══ DATA

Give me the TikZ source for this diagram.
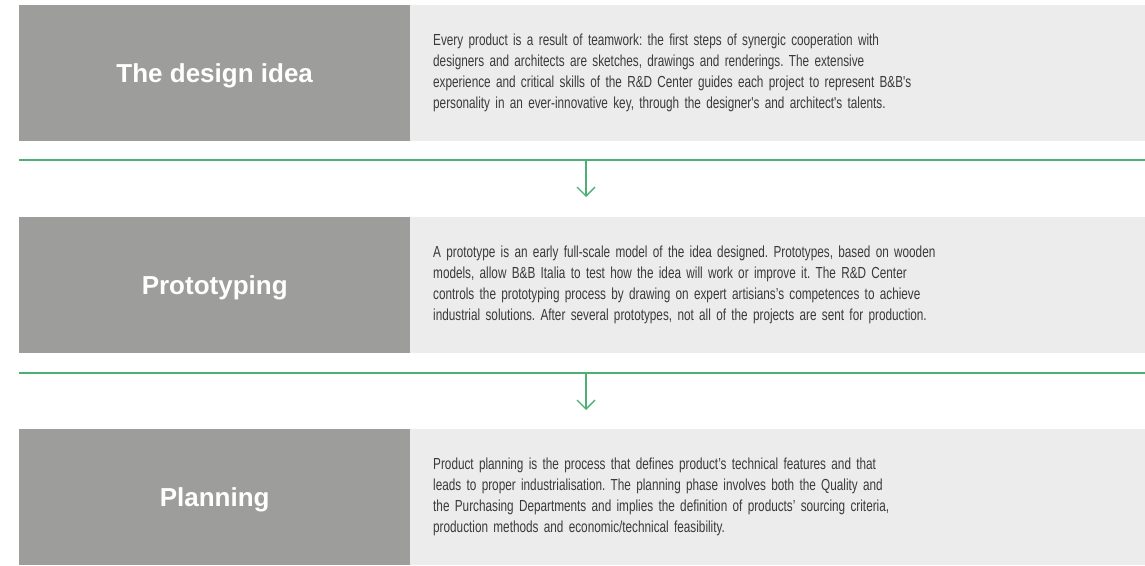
\documentclass[tikz,border=0pt]{standalone}
\usepackage{fontspec}
\setmainfont{Liberation Sans}
\newfontfamily\bodyfont[FakeStretch=0.735]{Liberation Sans}
\newcommand\descfont{\bodyfont\fontsize{16}{21}\selectfont\frenchspacing\spaceskip=3.2pt\relax}
\usetikzlibrary{arrows.meta}
\definecolor{stagegray}{HTML}{9D9D9B}
\definecolor{panelgray}{HTML}{ECECEC}
\definecolor{flowgreen}{HTML}{4DAF74}
\definecolor{bodytext}{HTML}{3A3A3A}
\tikzset{
  stagebox/.style={rectangle, fill=stagegray, draw=none, minimum width=391pt,
    minimum height=136pt, inner sep=0pt, anchor=north west,
    text height=18.6pt, text depth=0pt,
    text=white, font=\fontsize{26}{30}\selectfont\bfseries},
  descbox/.style={rectangle, fill=panelgray, draw=none, minimum width=735pt,
    minimum height=136pt, inner xsep=23pt, inner ysep=0pt, anchor=north west,
    text width=689pt, align=left, text=bodytext, font=\descfont},
  divider/.style={draw=flowgreen, line width=1.3pt},
  flowarrow/.style={draw=flowgreen, line width=1.3pt,
    -{Straight Barb[length=9pt,width=18pt,line width=1.3pt]}}
}
\begin{document}
\frenchspacing
\begin{tikzpicture}[x=1pt,y=-1pt]
  \useasboundingbox (0,0) rectangle (1145,565);

  % stage 1
  \node[stagebox] (t1) at (19,5) {The design idea};
  \node[descbox] (d1) at (410,5) {Every product is a result of teamwork: the first steps of synergic cooperation with\\
designers and architects are sketches, drawings and renderings. The extensive\\
experience and critical skills of the R\&D Center guides each project to represent B\&B's\\
personality in an ever-innovative key, through the designer's and architect's talents.};

  % stage 2
  \node[stagebox] (t2) at (19,217) {Prototyping};
  \node[descbox] (d2) at (410,217) {A prototype is an early full-scale model of the idea designed. Prototypes, based on wooden\\
models, allow B\&B Italia to test how the idea will work or improve it. The R\&D Center\\
controls the prototyping process by drawing on expert artisians’s competences to achieve\\
industrial solutions. After several prototypes, not all of the projects are sent for production.};

  % stage 3
  \node[stagebox] (t3) at (19,429) {Planning};
  \node[descbox] (d3) at (410,429) {Product planning is the process that defines product’s technical features and that\\
leads to proper industrialisation. The planning phase involves both the Quality and\\
the Purchasing Departments and implies the definition of products’ sourcing criteria,\\
production methods and economic/technical feasibility.};

  % dividers with downward arrows
  \coordinate (l1a) at (19,160);
  \coordinate (l1b) at (1145,160);
  \coordinate (a1s) at (586,160);
  \coordinate (a1e) at (586,197);
  \draw[divider] (l1a) -- (l1b);
  \draw[flowarrow] (a1s) -- (a1e);

  \coordinate (l2a) at (19,373);
  \coordinate (l2b) at (1145,373);
  \coordinate (a2s) at (586,373);
  \coordinate (a2e) at (586,410);
  \draw[divider] (l2a) -- (l2b);
  \draw[flowarrow] (a2s) -- (a2e);
\end{tikzpicture}
\end{document}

════

TASK TO CARRY OUT
Every line above should be repeated exactly; pictures stay out of the copy.

FINAL ANSWER
Give me the TikZ source for this diagram.
\documentclass[tikz,border=0pt]{standalone}
\usepackage{fontspec}
\setmainfont{Liberation Sans}
\newfontfamily\bodyfont[FakeStretch=0.735]{Liberation Sans}
\newcommand\descfont{\bodyfont\fontsize{16}{21}\selectfont\frenchspacing\spaceskip=3.2pt\relax}
\usetikzlibrary{arrows.meta}
\definecolor{stagegray}{HTML}{9D9D9B}
\definecolor{panelgray}{HTML}{ECECEC}
\definecolor{flowgreen}{HTML}{4DAF74}
\definecolor{bodytext}{HTML}{3A3A3A}
\tikzset{
  stagebox/.style={rectangle, fill=stagegray, draw=none, minimum width=391pt,
    minimum height=136pt, inner sep=0pt, anchor=north west,
    text height=18.6pt, text depth=0pt,
    text=white, font=\fontsize{26}{30}\selectfont\bfseries},
  descbox/.style={rectangle, fill=panelgray, draw=none, minimum width=735pt,
    minimum height=136pt, inner xsep=23pt, inner ysep=0pt, anchor=north west,
    text width=689pt, align=left, text=bodytext, font=\descfont},
  divider/.style={draw=flowgreen, line width=1.3pt},
  flowarrow/.style={draw=flowgreen, line width=1.3pt,
    -{Straight Barb[length=9pt,width=18pt,line width=1.3pt]}}
}
\begin{document}
\frenchspacing
\begin{tikzpicture}[x=1pt,y=-1pt]
  \useasboundingbox (0,0) rectangle (1145,565);

  % stage 1
  \node[stagebox] (t1) at (19,5) {The design idea};
  \node[descbox] (d1) at (410,5) {Every product is a result of teamwork: the first steps of synergic cooperation with\\
designers and architects are sketches, drawings and renderings. The extensive\\
experience and critical skills of the R\&D Center guides each project to represent B\&B's\\
personality in an ever-innovative key, through the designer's and architect's talents.};

  % stage 2
  \node[stagebox] (t2) at (19,217) {Prototyping};
  \node[descbox] (d2) at (410,217) {A prototype is an early full-scale model of the idea designed. Prototypes, based on wooden\\
models, allow B\&B Italia to test how the idea will work or improve it. The R\&D Center\\
controls the prototyping process by drawing on expert artisians’s competences to achieve\\
industrial solutions. After several prototypes, not all of the projects are sent for production.};

  % stage 3
  \node[stagebox] (t3) at (19,429) {Planning};
  \node[descbox] (d3) at (410,429) {Product planning is the process that defines product’s technical features and that\\
leads to proper industrialisation. The planning phase involves both the Quality and\\
the Purchasing Departments and implies the definition of products’ sourcing criteria,\\
production methods and economic/technical feasibility.};

  % dividers with downward arrows
  \coordinate (l1a) at (19,160);
  \coordinate (l1b) at (1145,160);
  \coordinate (a1s) at (586,160);
  \coordinate (a1e) at (586,197);
  \draw[divider] (l1a) -- (l1b);
  \draw[flowarrow] (a1s) -- (a1e);

  \coordinate (l2a) at (19,373);
  \coordinate (l2b) at (1145,373);
  \coordinate (a2s) at (586,373);
  \coordinate (a2e) at (586,410);
  \draw[divider] (l2a) -- (l2b);
  \draw[flowarrow] (a2s) -- (a2e);
\end{tikzpicture}
\end{document}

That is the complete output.